Sie haben sich richtig verhört
GRAZ / FUX-WETTBEWERB / URAUFFÜHRUNG
13/10/20 Reiner Zufall. Im Fernsehen bekundeten die zahlreichen Gewinner der Wien-Wahl grad noch ihre Begeisterung über sich selbst, da ging der Zirkus auch schon weiter: Floskeln und Gesten dichterisch und musikalisch und technisch verfremdet, raffiniert verwoben in ein packendes Kammerspiel um Sprache und Manipulation auf dem zeitlosen Forum der Macht und ihrer Haber: Populus.
Von Heidemarie Klabacher
Marktplatz? Pranger? Siegespodest oder Richtstätte? Das Faszinierende, Verunsichernde und genau deswegen Begeisternde an der Oper Populus von Peter Jakober und Ferdinand Schmatz ist dieses Volatile, dieses schillernd sich Entziehende: Da wollen zwei Künstler, Komponist und Dichter, zusammen mit einem grandiosen Ensemble, Finger in offene Wunden legen – und kein Heilmittel bereitstellen. Schon gar kein All-Heil-, nicht einmal ein Desinfektions-Mittel, um die Kratzer zu behandeln, die sie einander und ihrem Publikum zufügen.
… halten Sie sich frei, der Weg, der sich da anbietet, muss nicht der Ihre sein, Sie sind ja Freie, so wie wir alle Freie sind am Anfang, unter gleichen Verhältnissen geschaffen, Frühling, Sommer, Herbst und Winter, klassenlos ... doch so und dann ja irgendwann – das nenne ich das Auf-Verstehen aus dem Herumverstehen, es haucht was hinein, und so sind wir alle gleich, und dennoch ungleich auch wenn es Unterschiede unter uns Freien gibt, dann nicht nur die von der Natur selbst gemachten, sondern jene, die auf Ihre Weise vom Herumverstehen zum Auf-Verstehen entstehen...

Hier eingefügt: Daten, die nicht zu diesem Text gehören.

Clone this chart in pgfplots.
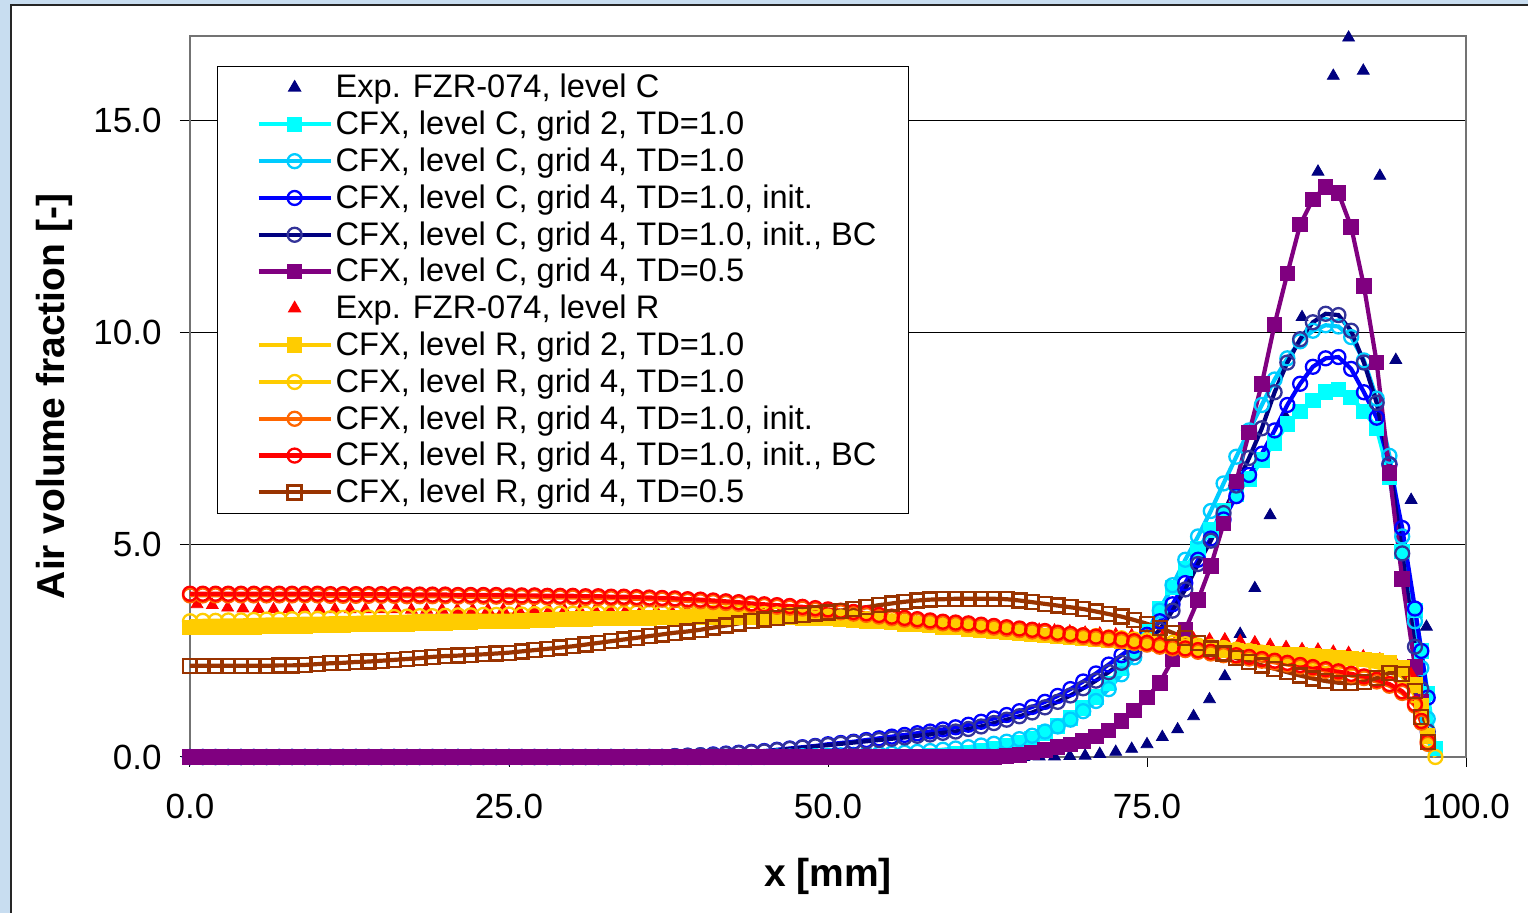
\documentclass[border=0pt]{standalone}
\usepackage{pgfplots}
\usepackage{pgfplotstable}
\pgfplotsset{compat=1.18}
\usepackage{fontspec}
\setmainfont{Liberation Sans}
\definecolor{bgblue}{HTML}{C8DDF0}
\definecolor{cNavy}{HTML}{000080}
\definecolor{cCyan}{HTML}{00FFFF}
\definecolor{cSky}{HTML}{00CCFF}
\definecolor{cBlue}{HTML}{0000FF}
\definecolor{cIndigo}{HTML}{333399}
\definecolor{cPurple}{HTML}{800080}
\definecolor{cGold}{HTML}{FFCC00}
\definecolor{cOrange}{HTML}{FF6600}
\definecolor{cRed}{HTML}{FF0000}
\definecolor{cBrown}{HTML}{993300}
\newcommand{\ls}{\rule[-3.6pt]{0pt}{15.4pt}}
\pgfplotstableread{
x cg2 cg4 cin cbc ctd rg2 rg4 rin rbc rtd
0 0 0 0 0 0 3.05 3.20 3.81 3.85 2.15
1 0 0 0 0 0 3.05 3.21 3.81 3.85 2.15
2 0 0 0 0 0 3.06 3.21 3.81 3.85 2.15
3 0 0 0 0 0 3.06 3.22 3.81 3.85 2.15
4 0 0 0 0 0 3.07 3.22 3.81 3.85 2.15
5 0 0 0 0 0 3.07 3.23 3.81 3.85 2.15
6 0 0 0 0 0 3.08 3.24 3.81 3.85 2.15
7 0 0 0 0 0 3.08 3.24 3.81 3.85 2.16
8 0 0 0 0 0 3.09 3.25 3.81 3.85 2.16
9 0 0 0 0 0 3.09 3.26 3.81 3.85 2.17
10 0 0 0 0 0 3.10 3.26 3.81 3.85 2.19
11 0 0 0 0 0 3.10 3.27 3.80 3.84 2.21
12 0 0 0 0 0 3.11 3.28 3.80 3.84 2.22
13 0 0 0 0 0 3.12 3.28 3.80 3.84 2.24
14 0 0 0 0 0 3.12 3.29 3.80 3.84 2.25
15 0 0 0 0 0 3.13 3.30 3.80 3.84 2.27
16 0 0 0 0 0 3.14 3.30 3.80 3.84 2.29
17 0 0 0 0 0 3.14 3.31 3.79 3.83 2.31
18 0 0 0 0 0 3.15 3.32 3.79 3.83 2.33
19 0 0 0 0 0 3.16 3.32 3.79 3.83 2.36
20 0 0 0 0 0 3.16 3.33 3.79 3.83 2.38
21 0 0 0 0 0 3.17 3.34 3.78 3.82 2.39
22 0 0 0 0 0 3.18 3.34 3.78 3.82 2.41
23 0 0 0 0 0 3.19 3.35 3.78 3.82 2.42
24 0 0 0 0 0 3.20 3.35 3.78 3.82 2.44
25 0 0 0 0 0 3.20 3.36 3.77 3.81 2.46
26 0 0 0 0 0 3.21 3.36 3.77 3.81 2.49
27 0 0 0 0 0 3.22 3.37 3.77 3.81 2.52
28 0 0 0 0 0 3.23 3.37 3.76 3.80 2.55
29 0 0 0 0 0 3.24 3.38 3.76 3.80 2.58
30 0 0 0 0 0 3.25 3.38 3.76 3.80 2.61
31 0 0 0 0 0 3.25 3.38 3.75 3.79 2.65
32 0 0 0 0 0 3.26 3.39 3.75 3.79 2.69
33 0 0 0 0 0 3.27 3.39 3.74 3.78 2.73
34 0 0 0 0 0 3.27 3.39 3.74 3.78 2.77
35 0 0 0 0 0 3.28 3.40 3.73 3.77 2.81
36 0 0 0 0 0 3.28 3.40 3.72 3.76 2.85
37 0 0 0 0 0 3.29 3.40 3.71 3.75 2.89
38 0 0 0.02 0.02 0 3.29 3.40 3.70 3.74 2.93
39 0 0 0.03 0.03 0 3.30 3.40 3.68 3.72 2.96
40 0 0 0.04 0.04 0 3.30 3.40 3.67 3.71 3.00
41 0 0 0.06 0.05 0 3.30 3.40 3.65 3.69 3.05
42 0 0 0.08 0.07 0 3.30 3.39 3.63 3.67 3.10
43 0 0 0.10 0.09 0 3.30 3.39 3.61 3.65 3.15
44 0 0 0.12 0.11 0 3.30 3.38 3.58 3.62 3.20
45 0 0 0.14 0.13 0 3.30 3.37 3.56 3.60 3.24
46 0 0.01 0.17 0.16 0 3.29 3.36 3.54 3.58 3.28
47 0 0.01 0.20 0.19 0 3.29 3.35 3.52 3.56 3.32
48 0 0.02 0.23 0.22 0 3.28 3.34 3.50 3.54 3.35
49 0 0.02 0.26 0.25 0 3.27 3.33 3.47 3.51 3.38
50 0 0.03 0.30 0.28 0 3.26 3.31 3.44 3.48 3.41
51 0 0.04 0.33 0.31 0 3.25 3.29 3.41 3.45 3.45
52 0 0.05 0.36 0.34 0 3.23 3.27 3.38 3.42 3.49
53 0 0.06 0.40 0.37 0 3.21 3.25 3.35 3.39 3.53
54 0 0.07 0.44 0.40 0 3.19 3.23 3.31 3.35 3.58
55 0 0.08 0.48 0.43 0 3.17 3.20 3.27 3.31 3.62
56 0 0.10 0.52 0.46 0 3.14 3.18 3.24 3.28 3.66
57 0 0.12 0.56 0.50 0 3.12 3.15 3.21 3.25 3.69
58 0.02 0.14 0.60 0.53 0 3.10 3.13 3.18 3.22 3.71
59 0.04 0.17 0.65 0.57 0 3.07 3.10 3.15 3.19 3.72
60 0.07 0.20 0.70 0.60 0 3.05 3.08 3.13 3.17 3.73
61 0.10 0.23 0.76 0.66 0 3.02 3.06 3.11 3.15 3.73
62 0.14 0.27 0.83 0.72 0 3.00 3.04 3.08 3.12 3.73
63 0.19 0.31 0.91 0.80 0 2.97 3.02 3.05 3.09 3.73
64 0.26 0.36 0.99 0.88 0.02 2.95 3.00 3.02 3.06 3.72
65 0.34 0.42 1.08 0.96 0.05 2.92 2.98 2.99 3.03 3.69
66 0.44 0.50 1.18 1.05 0.10 2.90 2.96 2.96 3.00 3.65
67 0.57 0.60 1.30 1.17 0.16 2.87 2.94 2.93 2.97 3.61
68 0.73 0.72 1.44 1.30 0.23 2.85 2.92 2.89 2.93 3.57
69 0.92 0.88 1.60 1.45 0.30 2.82 2.90 2.86 2.90 3.53
70 1.15 1.08 1.78 1.62 0.38 2.80 2.87 2.83 2.87 3.49
71 1.42 1.32 1.97 1.80 0.48 2.77 2.85 2.80 2.84 3.43
72 1.73 1.60 2.18 2.00 0.62 2.75 2.82 2.77 2.81 3.37
73 2.10 1.95 2.40 2.22 0.85 2.72 2.80 2.73 2.77 3.31
74 2.50 2.35 2.62 2.45 1.10 2.70 2.77 2.69 2.73 3.23
75 2.95 2.85 2.88 2.70 1.40 2.67 2.75 2.65 2.69 3.14
76 3.50 3.45 3.20 3.00 1.75 2.65 2.72 2.60 2.64 3.04
77 4.00 4.05 3.60 3.45 2.30 2.62 2.69 2.56 2.60 2.93
78 4.45 4.65 4.10 3.95 3.00 2.60 2.66 2.52 2.56 2.80
79 4.90 5.20 4.65 4.55 3.70 2.57 2.63 2.48 2.52 2.68
80 5.35 5.80 5.15 5.10 4.50 2.55 2.60 2.44 2.48 2.56
81 5.80 6.45 5.60 5.75 5.50 2.52 2.57 2.40 2.44 2.44
82 6.20 7.08 6.15 6.40 6.50 2.50 2.53 2.36 2.40 2.33
83 6.55 7.70 6.65 7.05 7.65 2.48 2.50 2.32 2.36 2.24
84 7.00 8.30 7.15 7.75 8.80 2.46 2.46 2.27 2.31 2.16
85 7.40 8.90 7.70 8.60 10.20 2.44 2.42 2.23 2.27 2.08
86 7.85 9.40 8.30 9.30 11.40 2.42 2.39 2.18 2.22 2.00
87 8.15 9.80 8.80 9.85 12.55 2.40 2.35 2.13 2.17 1.92
88 8.40 10.05 9.20 10.25 13.15 2.38 2.32 2.08 2.12 1.85
89 8.60 10.18 9.40 10.45 13.44 2.36 2.28 2.03 2.07 1.79
90 8.66 10.15 9.43 10.42 13.30 2.34 2.25 1.98 2.02 1.75
91 8.48 9.90 9.15 10.05 12.50 2.32 2.21 1.92 1.96 1.74
92 8.15 9.35 8.60 9.30 11.10 2.30 2.17 1.86 1.90 1.77
93 7.75 8.45 8.00 8.35 9.30 2.28 2.12 1.78 1.82 1.86
94 6.60 7.10 6.90 6.90 6.70 2.22 2.03 1.68 1.72 1.98
95 4.85 5.20 5.40 4.80 4.20 2.10 1.90 1.51 1.55 1.96
96 3.45 3.20 3.50 2.60 2.12 1.70 1.45 1.21 1.25 1.55
96.5 2.50 2.10 2.50 1.60 1.30 1.20 0.90 0.81 0.85 0.95
97 1.50 0.90 1.40 0.60 0.50 0.50 0.40 0.31 0.35 0.35
97.6 0.20 nan nan nan nan nan 0.00 nan nan nan
}\cfx
\pgfplotstableread{
x ec er
0.55 0 3.60
1.75 0 3.58
2.95 0 3.52
4.15 0 3.50
5.35 0 3.49
6.55 0 3.48
7.75 0 3.48
8.95 0 3.48
10.15 0 3.48
11.35 0 3.48
12.55 0 3.48
13.75 0 3.48
14.95 0 3.48
16.15 0 3.48
17.35 0 3.47
18.55 0 3.47
19.75 0 3.47
20.95 0 3.47
22.15 0 3.47
23.35 0 3.47
24.55 0 3.47
25.75 0 3.47
26.95 0 3.47
28.15 0 3.46
29.35 0 3.46
30.55 0 3.46
31.75 0 3.46
32.95 0 3.45
34.15 0 3.45
35.35 0 3.45
36.55 0 3.44
37.75 0 3.43
38.95 0 3.43
40.15 0 3.42
41.35 0 3.41
42.55 0 3.40
43.75 0 3.39
44.95 0 3.38
46.15 0 3.36
47.35 0 3.34
48.55 0 3.32
49.75 0 3.30
50.95 0 3.28
52.15 0 3.26
53.35 0 3.24
54.55 0 3.21
55.75 0 3.19
56.95 0 3.17
58.15 0 3.14
59.35 0 3.12
60.55 0 3.10
61.75 0 3.08
62.95 0 3.06
64.15 0 3.04
65.35 0 3.02
66.55 0.01 3.00
67.75 0.01 2.98
68.95 0.02 2.96
70.15 0.03 2.93
71.30 0.07 2.91
72.55 0.12 2.89
73.80 0.19 2.87
75.00 0.30 2.85
76.20 0.47 2.83
77.40 0.65 2.81
78.65 0.96 2.79
79.90 1.36 2.77
81.10 1.90 2.77
82.30 2.90 2.73
83.45 3.98 2.70
84.65 5.70 2.64
85.90 8.00 2.59
87.15 10.37 2.54
88.40 13.80 2.53
89.60 16.06 2.48
90.80 16.96 2.45
91.95 16.18 2.37
93.25 13.70 2.30
94.50 9.36 2.20
95.70 6.06 1.95
96.90 3.07 nan
}\expt
\pgfplotsset{
  cfxline/.style={line width=2.1pt, mark size=3.5pt, mark options={solid, line width=1.15pt}},
  cfxsq/.style={cfxline, mark=square*, mark size=3.3pt},
  expm/.style={only marks, mark=triangle*, mark size=3.4pt},
}
\begin{document}
\begin{tikzpicture}
\path[use as bounding box] (0,0) rectangle (764pt,456.5pt);
\fill[bgblue] (0,0) rectangle (764pt,456.5pt);
\filldraw[fill=white, draw=black!85, line width=1pt] (5.5pt,-5pt) rectangle (780pt,454pt);
\begin{axis}[
  at={(95pt,78pt)}, anchor=south west,
  scale only axis, width=638pt, height=360.5pt,
  xmin=0, xmax=100, ymin=0, ymax=17,
  xtick={0,25,50,75,100}, xticklabels={0.0,25.0,50.0,75.0,100.0},
  ytick={0,5,10,15}, yticklabels={0.0,5.0,10.0,15.0},
  tick align=outside, major tick length=5pt, tick pos=left,
  minor tick num=0,
  ymajorgrids, grid style={black, line width=0.5pt},
  axis line style={draw=black!55, line width=1pt},
  tick style={black, line width=0.5pt},
  /pgf/number format/assume math mode=true,
  ticklabel style={font=\fontsize{17.5}{17.5}\selectfont},
  xticklabel style={yshift=-10pt},
  yticklabel style={xshift=-5.7pt},
  xlabel={x [mm]}, ylabel={Air volume fraction [-]},
  label style={font=\fontsize{19.5}{19.5}\selectfont\bfseries},
  xlabel style={at={(axis description cs:0.5,-0.165)}, anchor=center},
  ylabel style={at={(axis description cs:-0.1065,0.5)}, anchor=center},
  clip=false,
  legend image code/.code={%
    \pgfpathmoveto{\pgfpoint{-4.5pt}{-7.7pt}}%
    \pgfpathlineto{\pgfpoint{36pt}{7.7pt}}%
    \pgfusepath{use as bounding box}%
    \draw[mark repeat=2,mark phase=2,#1] plot coordinates {(0pt,0pt) (18pt,0pt) (36pt,0pt)};
  },
  legend style={at={(0.0212,0.9584)}, anchor=north west,
    draw=black, line width=0.6pt, fill=white,
    font=\fontsize{16.3}{16.3}\selectfont,
    inner xsep=16pt, inner ysep=2.8pt, row sep=3pt, column sep=2.5pt,
    nodes={inner sep=0pt}},
  legend cell align=left,
]
\addplot[expm, color=cNavy] table[x=x, y=ec] {\expt};
\addlegendentry{\ls Exp. FZR-074, level C}
\addplot[cfxsq, color=cCyan] table[x=x, y=cg2] {\cfx};
\addlegendentry{\ls CFX, level C, grid 2, TD=1.0}
\addplot[cfxline, color=cSky, mark=o] table[x=x, y=cg4] {\cfx};
\addlegendentry{\ls CFX, level C, grid 4, TD=1.0}
\addplot[cfxline, color=cBlue, mark=o] table[x=x, y=cin] {\cfx};
\addlegendentry{\ls CFX, level C, grid 4, TD=1.0, init.}
\addplot[cfxline, color=cNavy, mark=o, mark options={solid, line width=1.15pt, draw=cIndigo}] table[x=x, y=cbc] {\cfx};
\addlegendentry{\ls CFX, level C, grid 4, TD=1.0, init., BC}
\addplot[cfxsq, color=cPurple] table[x=x, y=ctd] {\cfx};
\addlegendentry{\ls CFX, level C, grid 4, TD=0.5}
\addplot[expm, color=cRed] table[x=x, y=er] {\expt};
\addlegendentry{\ls Exp. FZR-074, level R}
\addplot[cfxsq, color=cGold] table[x=x, y=rg2] {\cfx};
\addlegendentry{\ls CFX, level R, grid 2, TD=1.0}
\addplot[cfxline, color=cGold, mark=o] table[x=x, y=rg4] {\cfx};
\addlegendentry{\ls CFX, level R, grid 4, TD=1.0}
\addplot[cfxline, color=cOrange, mark=o] table[x=x, y=rin] {\cfx};
\addlegendentry{\ls CFX, level R, grid 4, TD=1.0, init.}
\addplot[cfxline, color=cRed, mark=o] table[x=x, y=rbc] {\cfx};
\addlegendentry{\ls CFX, level R, grid 4, TD=1.0, init., BC}
\addplot[cfxline, color=cBrown, mark=square] table[x=x, y=rtd] {\cfx};
\addlegendentry{\ls CFX, level R, grid 4, TD=0.5}
\end{axis}
\end{tikzpicture}
\end{document}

Ferdinand Schmatz hat das Libretto zu Populus geschrieben. Keine Textfläche, mehr einen Textfluss, dessen Partikel - je nach Strömungsgeschwindigkeit der Musik von Peter Jakober - in Marmor gehauenes Programm (von Rechten und Pflichten und dem Bekenntnis zu ehrlicher Leistung) oder ironisch flackerndes Sprachspiel in der Tradition der Wiener Gruppe bilden. Allein die Schluss-Sequenz, ein Spiel mit Worten wie DORF, WAND, FORT, ORT oder TOR... ergibt faszinierende Botschaften zwischen DORF RAND und FORT WAND.
All diese Dynamiken haben ihre Quelle und ihre Entsprechung in der vor allem auf Rhythmen und deren Verschiebung bauenden Musik von Peter Jakober. Musik und Sprache gehen in diesem Meisterwerk eine tatsächlich amalgamhafte Verbindung ein. Die eine braucht zwingend die andere.
Verteilt sind Text und Musik auf einen Sprecher (Christoph Gerhardus als eine Art dämonischer Zirkusdirektor von der Zauberinsel), zwei Sängerinnen (Camille Elise Primeau und Christine Rainer), zwei Sänger (Felix Heuser und Yichen Gao), zwei recht diabolische stumme Clown-Schergen und ein zehnköpfiges Instrumentalensemble unter der Leitung von Dimitrios Polisoidis. Wesentlichen Anteil hat eine quasi gleichberchtige Schar von Technikerinnen und Technikern. Diese lassen die scheinbar „analogen“ Ereignisse auf dem Zentral-Podest und den vier Neben-Podesten mit allen Mitteln digitaler Kunst ins Virtuelle, ja teils ins Nicht-Visuelle (aber dazu hätte man sein Handy zücken müssen) kippen.
Regisseur Christoph Zauner hat im Bühnenbild von Andrea Meschik einen Kosmos des Miteinanders sich entwickeln lassen, der durch modernste Technik (Video Chris Ziegler) scheinbar unendlich erweiterbar, doch zugleich auf archaisch-menschliches sich aneinander Abarbeiten konzentriert ist. Die Musik von Peter Jakober ist Motor und Träger dieser unruhevollen Ereignisse, ein unruhevolles Pulsieren, dessen Grundschläge sich immer wieder gegeneinander verschieben, überlagern und neu gegeneinander ankämpfen. Das ist verunsichernd in Momenten der scheinbaren Ruhe, die immer wieder aufgestört wird.
Populus ist das Preisträgerwerk des 7. Johann-Joseph-Fux Opernkompositionswettbewerbs 2018 des Landes Steiermark. Uraufführung und Preisverleihung an den Komponisten Peter Jakober war im Rahmen des Musikprotokolls des Steirischen Herbst am Sonntag (11.10.) in der Kunst Universität Graz.